= William Brade =

English composer (1560–1630)

William Brade (1560 - 26 February 1630) was an English composer, violinist, and viol player of the late Renaissance and early Baroque eras, mainly active in northern Germany. He was the first Englishman to write a canzona, an Italian form, and probably the first to write a piece for solo violin.

==Biography==
Little is known about his early life. Around 1590 he left England to pursue a musical career in Germany, as did several other prominent English musicians, sensing better job opportunities abroad. He switched employments often between the various courts in north Germany and Denmark. Between his arrival in Germany, sometime around 1590, and 1594 he worked for the Brandenburg court; between 1594 and 1596 he worked for Christian IV of Denmark in Copenhagen; then until 1599 he was back in Brandenburg. He returned that year to Copenhagen, where he stayed until 1606. From 1606 to 1608 he worked at Bückeburg in Brunswick-Lüneburg. From 1608 to 1610 he was employed in Hamburg, but he returned to Bückeburg in 1610. Evidently by 1612 he was again planning on switching jobs, for a letter surviving from that year, written by the count at Bückeburg, tells the Hamburg court pithily that he was a "wanton, mischievous fellow" and should not be allowed to have his way.

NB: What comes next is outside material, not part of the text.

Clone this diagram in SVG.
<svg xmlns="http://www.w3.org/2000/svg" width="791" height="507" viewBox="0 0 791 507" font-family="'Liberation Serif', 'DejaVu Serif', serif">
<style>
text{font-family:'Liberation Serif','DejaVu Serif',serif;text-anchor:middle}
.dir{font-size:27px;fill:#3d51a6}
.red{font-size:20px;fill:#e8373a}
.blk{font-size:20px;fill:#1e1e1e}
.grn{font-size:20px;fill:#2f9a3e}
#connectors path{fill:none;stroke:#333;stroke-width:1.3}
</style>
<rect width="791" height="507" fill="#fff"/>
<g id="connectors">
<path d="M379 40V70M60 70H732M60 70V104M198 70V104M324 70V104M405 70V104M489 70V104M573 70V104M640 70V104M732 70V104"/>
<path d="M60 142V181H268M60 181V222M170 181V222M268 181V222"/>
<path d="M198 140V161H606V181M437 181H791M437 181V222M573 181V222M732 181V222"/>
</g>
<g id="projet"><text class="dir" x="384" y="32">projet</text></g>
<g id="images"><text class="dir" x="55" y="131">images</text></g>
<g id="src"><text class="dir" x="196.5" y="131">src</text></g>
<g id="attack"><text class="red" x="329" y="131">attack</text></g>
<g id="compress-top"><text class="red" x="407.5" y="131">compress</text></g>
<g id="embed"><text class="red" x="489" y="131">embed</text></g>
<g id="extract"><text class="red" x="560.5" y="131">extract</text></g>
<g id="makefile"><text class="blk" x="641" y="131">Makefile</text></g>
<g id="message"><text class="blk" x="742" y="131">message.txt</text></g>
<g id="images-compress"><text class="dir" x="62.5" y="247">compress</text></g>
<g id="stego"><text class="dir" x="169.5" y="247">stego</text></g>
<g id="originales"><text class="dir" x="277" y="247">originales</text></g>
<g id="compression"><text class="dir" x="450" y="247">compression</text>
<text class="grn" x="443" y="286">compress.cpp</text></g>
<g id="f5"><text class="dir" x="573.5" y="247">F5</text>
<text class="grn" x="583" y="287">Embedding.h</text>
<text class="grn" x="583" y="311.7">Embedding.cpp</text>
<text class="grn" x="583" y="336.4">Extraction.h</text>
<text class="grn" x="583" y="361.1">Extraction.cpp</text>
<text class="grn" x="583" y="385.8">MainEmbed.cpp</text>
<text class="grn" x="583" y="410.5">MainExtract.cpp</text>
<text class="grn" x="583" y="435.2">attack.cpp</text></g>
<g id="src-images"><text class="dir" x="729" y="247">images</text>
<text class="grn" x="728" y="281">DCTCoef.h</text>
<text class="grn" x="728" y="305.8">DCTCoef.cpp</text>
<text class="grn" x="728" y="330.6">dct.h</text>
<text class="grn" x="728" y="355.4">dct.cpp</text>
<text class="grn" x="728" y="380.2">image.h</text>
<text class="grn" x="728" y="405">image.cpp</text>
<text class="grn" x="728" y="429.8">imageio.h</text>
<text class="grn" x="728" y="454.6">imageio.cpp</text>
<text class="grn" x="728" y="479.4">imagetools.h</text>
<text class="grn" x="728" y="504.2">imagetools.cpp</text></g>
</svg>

However, in spite of the warning by his former employer, by 1613 he was working in Hamburg. Two years later—he liked to swap jobs every two years—he returned to Copenhagen, but in 1618 he moved on to Halle where he obtained the position of kapellmeister to the Prince of Magdeburg, Christian Wilhelm of Brandenburg (1598–1631). By 1619 he was in Berlin, and the next year he returned to Copenhagen yet again. Two years later he moved to Gottorp in Schleswig-Holstein, where he served as director of the Hofkapelle until 1625.

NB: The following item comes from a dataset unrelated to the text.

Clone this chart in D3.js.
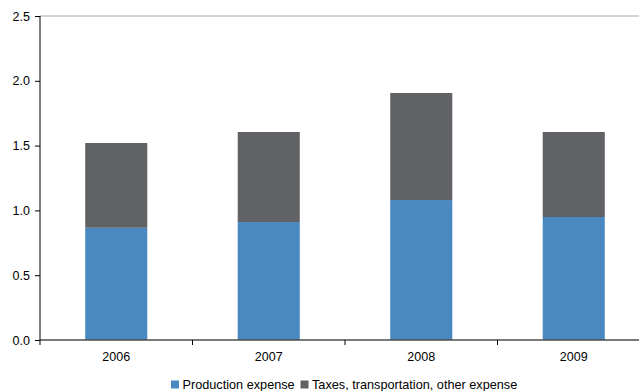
<!DOCTYPE html>
<html>
<head>
<meta charset="utf-8">
<script src="https://cdn.jsdelivr.net/npm/d3@7"></script>
<style>
  html, body { margin: 0; padding: 0; background: #fff; }
  svg { display: block; font-family: "Liberation Sans", Arial, sans-serif; }
</style>
</head>
<body>
<svg id="chart" width="639" height="391"></svg>
<script>
// Expense per unit by year, split into two stacked components
const years = ["2006", "2007", "2008", "2009"];
const production = [0.866, 0.91, 1.08, 0.949];
const taxesOther = [0.654, 0.695, 0.826, 0.656];
const seriesNames = ["Production expense", "Taxes, transportation, other expense"];
const seriesColors = ["#4a89c0", "#616265"];
const yTicks = [0, 0.5, 1.0, 1.5, 2.0, 2.5];

const svg = d3.select("#chart");
const margin = { left: 40, top: 16, bottom: 340, right: 650 };

const x = d3.scaleBand()
  .domain(years)
  .range([margin.left, margin.right])
  .paddingInner(0.593)
  .paddingOuter(0.2965);

const y = d3.scaleLinear()
  .domain([0, 2.5])
  .range([margin.bottom, margin.top]);

const rows = years.map((yr, i) => ({ year: yr, production: production[i], taxes: taxesOther[i] }));
const stacked = d3.stack().keys(["production", "taxes"])(rows);

// top border of the plot area
svg.append("line")
  .attr("x1", margin.left).attr("x2", margin.right)
  .attr("y1", y(2.5)).attr("y2", y(2.5))
  .attr("stroke", "#a6a6a6").attr("stroke-width", 1);

// stacked bars
svg.append("g").selectAll("g")
  .data(stacked)
  .join("g")
  .attr("fill", (d, i) => seriesColors[i])
  .selectAll("rect")
  .data(d => d)
  .join("rect")
  .attr("x", d => x(d.data.year))
  .attr("width", x.bandwidth())
  .attr("y", d => y(d[1]))
  .attr("height", d => y(d[0]) - y(d[1]));

// y axis
const yAxis = svg.append("g")
  .attr("transform", `translate(${margin.left},0)`)
  .call(d3.axisLeft(y).tickValues(yTicks).tickFormat(d3.format(".1f")).tickSize(5).tickPadding(5));
yAxis.select(".domain").attr("stroke", "#000").attr("d", `M0,${y(2.5)}V${y(0)}`);
yAxis.selectAll(".tick line").attr("stroke", "#000");
yAxis.selectAll(".tick text").attr("fill", "#000").style("font-size", "12.5px");

// x axis with ticks at band boundaries
const xAxis = svg.append("g")
  .attr("transform", `translate(0,${margin.bottom})`);
xAxis.append("line")
  .attr("x1", margin.left).attr("x2", margin.right)
  .attr("stroke", "#4d4d4d").attr("stroke-width", 1.5);
const boundaries = years.map(yr => x(yr) - x.step() * x.paddingInner() / 2).concat([margin.right]);
xAxis.selectAll(".bt")
  .data(boundaries)
  .join("line")
  .attr("x1", d => d).attr("x2", d => d)
  .attr("y1", 0).attr("y2", 5)
  .attr("stroke", "#000");
xAxis.selectAll(".xl")
  .data(years)
  .join("text")
  .attr("x", d => x(d) + x.bandwidth() / 2)
  .attr("y", 21)
  .attr("text-anchor", "middle")
  .attr("fill", "#000")
  .style("font-size", "12.5px")
  .text(d => d);

// legend
const legend = svg.append("g").attr("transform", "translate(171,389)");
const items = [{ x: 0, i: 0 }, { x: 129.5, i: 1 }];
items.forEach(it => {
  legend.append("rect")
    .attr("x", it.x).attr("y", -8.5)
    .attr("width", 8).attr("height", 8)
    .attr("fill", seriesColors[it.i]);
  legend.append("text")
    .attr("x", it.x + 11.5).attr("y", 0)
    .attr("fill", "#000")
    .style("font-size", "12.7px")
    .text(seriesNames[it.i]);
});
</script>
</body>
</html>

His last years were spent in Hamburg, one of the few refuges available within Germany from the ravages of the Thirty Years' War. There is no evidence that he ever returned to England.

==Compositions==
All of Brade's surviving music is for string instruments, and most is for dancing. The earlier music, for example, in his collection published in 1609 in Hamburg, is based on English models, and similar to the contemporary work of composers such as Peter Philips and John Dowland. Later he began to work with Italian models, writing the first known canzona by an Englishman; in addition he began to arrange his dances into suites, a practice which would become common during the Baroque era. Some of the dances he wrote were in forms previously unknown in Germany such as the branle, maschera, and volta.

His coral, a set of variations on a ground bass, is considered to be the earliest music written for the solo violin by an English composer; however, its attribution is not completely certain, for another source dated 1684 gives the name of another composer.

Stylistically, his music is more homophonic than much of the music by his English contemporaries, who still preferred a polyphonic idiom.

As a performer, he was famous for his fine technique; he was one of the most famous early violinists, and highly regarded in Germany. Several pieces by other composers were published in Hamburg as tributes to him after his death.